The graph of triangulations of a point configuration with d + 4 vertices is 3-connected

Abstract

We study the graph of bistellar flips between triangulations of a vector configuration A with d + 4 elements in rank d + 1 (i.e. with corank 3), as a step in the Baues problem. We prove that the graph is connected in general and 3-connected for acyclic vector configurations, which include all point configurations of dimension d with d + 4 elements. Hence, every pair of triangulations can be joined by a finite sequence of bistellar flips and, in the acyclic case, every triangulation has at least three geometric bistellar neighbours. In corank 4, connectivity is not known and having at least four flips is false. In corank 2, the results are trivial since the graph is a cycle.

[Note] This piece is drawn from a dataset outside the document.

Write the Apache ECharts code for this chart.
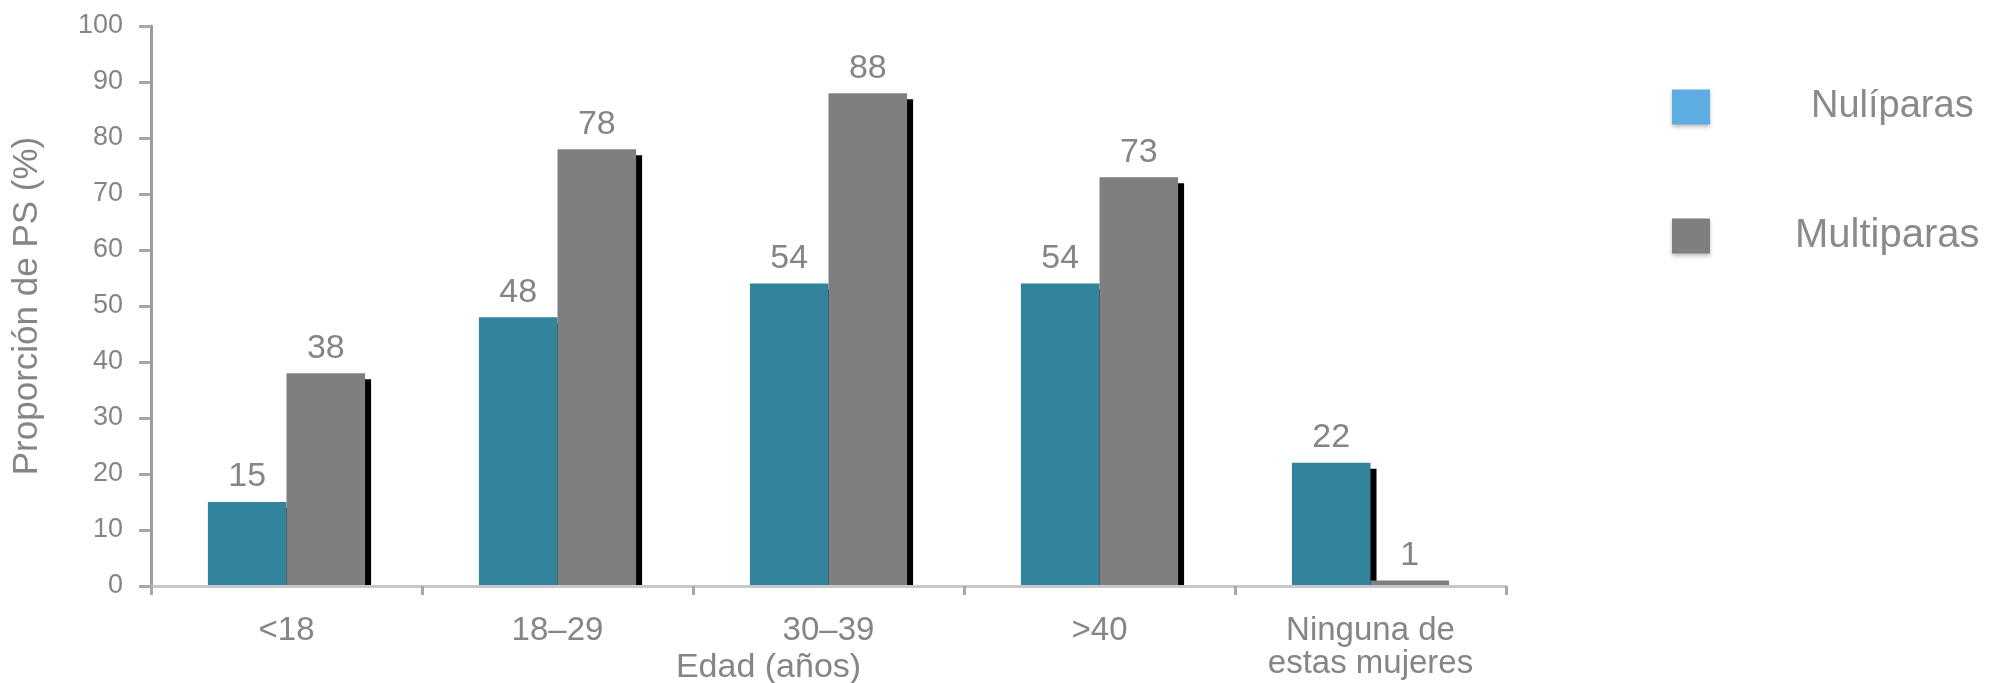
<!DOCTYPE html>
<html>
<head>
<meta charset="utf-8">
<script src="https://cdn.jsdelivr.net/npm/echarts@6/dist/echarts.min.js"></script>
<style>
  html, body { margin: 0; padding: 0; background: #ffffff; }
  #chart { width: 2010px; height: 683px; }
</style>
</head>
<body>
<div id="chart"></div>
<script>
// Age groups on the x axis
const categories = ['<18', '18–29', '30–39', '>40', 'Ninguna de\nestas mujeres'];
// Share of women with PS (%) by parity
const nuliparas = [15, 48, 54, 54, 22];
const multiparas = [38, 78, 88, 73, 1];
const seriesNames = ['Nulíparas', 'Multiparas'];
const yTicks = { min: 0, max: 100, interval: 10 };

const FONT = 'Liberation Sans';
const TEXT_GREY = '#858585';
const TEAL = '#31849b';
const GREY = '#7f7f7f';
const LEGEND_BLUE = '#5dade2';

const barShadow = {
  shadowColor: '#000000',
  shadowBlur: 0,
  shadowOffsetX: 6,
  shadowOffsetY: 6
};

const chart = echarts.init(document.getElementById('chart'), null, { renderer: 'canvas' });

chart.setOption({
  backgroundColor: '#ffffff',
  animation: false,
  textStyle: { fontFamily: FONT },
  grid: { left: 151, right: 504, top: 26, bottom: 97, containLabel: false, outerBoundsMode: 'none' },
  legend: {
    orient: 'vertical',
    left: 1667,
    top: 83,
    itemWidth: 38,
    itemHeight: 35,
    itemGap: 90,
    icon: 'rect',
    selectedMode: false,
    data: [
      { name: seriesNames[0], itemStyle: { color: LEGEND_BLUE, shadowColor: 'rgba(0,0,0,0.25)', shadowBlur: 4, shadowOffsetY: 2 } },
      { name: seriesNames[1], itemStyle: { color: GREY, shadowColor: 'rgba(0,0,0,0.25)', shadowBlur: 4, shadowOffsetY: 2 } }
    ],
    formatter: function (name) {
      return name === seriesNames[0] ? '{n|' + name + '}' : '{m|' + name + '}';
    },
    textStyle: {
      fontFamily: FONT,
      color: '#8a8a8a',
      fontSize: 38,
      rich: {
        n: { fontFamily: FONT, fontSize: 38, color: '#8a8a8a', lineHeight: 35, padding: [0, 0, 0, 96] },
        m: { fontFamily: FONT, fontSize: 40, color: '#8a8a8a', lineHeight: 35, padding: [0, 0, 0, 80] }
      }
    }
  },
  xAxis: {
    type: 'category',
    data: categories,
    z: 20,
    boundaryGap: true,
    name: 'Edad (años)',
    nameLocation: 'middle',
    nameGap: 65,
    nameMoveOverlap: false,
    nameTextStyle: {
      fontFamily: FONT,
      fontSize: 34,
      color: TEXT_GREY,
      padding: [0, 120, 0, 0]
    },
    axisLine: { lineStyle: { color: '#c8c8c8', width: 3 } },
    axisTick: { show: true, length: 9, lineStyle: { color: '#a8a8a8', width: 3 } },
    axisLabel: {
      fontFamily: FONT,
      fontSize: 33,
      lineHeight: 33,
      color: TEXT_GREY,
      margin: 28,
      interval: 0
    },
    splitLine: { show: false }
  },
  yAxis: {
    type: 'value',
    min: yTicks.min,
    max: yTicks.max,
    interval: yTicks.interval,
    z: 20,
    name: 'Proporción de PS (%)',
    nameLocation: 'middle',
    nameRotate: 90,
    nameGap: 106,
    nameMoveOverlap: false,
    nameTextStyle: { fontFamily: FONT, fontSize: 35, color: TEXT_GREY },
    axisLine: { show: true, lineStyle: { color: '#9c9c9c', width: 3 } },
    axisTick: { show: true, inside: false, length: 12, lineStyle: { color: '#a8a8a8', width: 3 } },
    axisLabel: { fontFamily: FONT, fontSize: 27, color: TEXT_GREY, margin: 28 },
    splitLine: { show: false }
  },
  graphic: [
    {
      // keeps bar shadows from showing below the baseline
      type: 'rect',
      z: 10,
      shape: { x: 153, y: 587, width: 1356, height: 14 },
      style: { fill: '#ffffff' },
      silent: true
    }
  ],
  series: [
    {
      name: seriesNames[0],
      type: 'bar',
      data: nuliparas,
      barGap: '0%',
      barCategoryGap: '42%',
      itemStyle: Object.assign({ color: TEAL }, barShadow),
      label: {
        show: true,
        position: 'top',
        distance: 8,
        fontFamily: FONT,
        fontSize: 34,
        color: TEXT_GREY
      }
    },
    {
      name: seriesNames[1],
      type: 'bar',
      data: multiparas,
      barGap: '0%',
      barCategoryGap: '42%',
      itemStyle: Object.assign({ color: GREY }, barShadow),
      label: {
        show: true,
        position: 'top',
        distance: 8,
        fontFamily: FONT,
        fontSize: 34,
        color: TEXT_GREY
      }
    }
  ]
});
</script>
</body>
</html>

Our methods are based on a dualization of the concept of triangulation of a point or vector configuration A to that of a virtual chamber of its Gale transform B, introduced by de Loera et al. in 1996. As an additional result we prove a topological representation theorem for virtual chambers, stating that every virtual chamber of a rank 3 vector configuration B can be realized as a cell in some pseudo-chamber complex of B in the same way that regular triangulations appear as cells in the usual chamber complex. All the results in this paper generalize to triangulations of corank 3 oriented matroids and virtual chambers of rank 3 oriented matroids, realizable or not. The details for this generalization are given in the Appendix.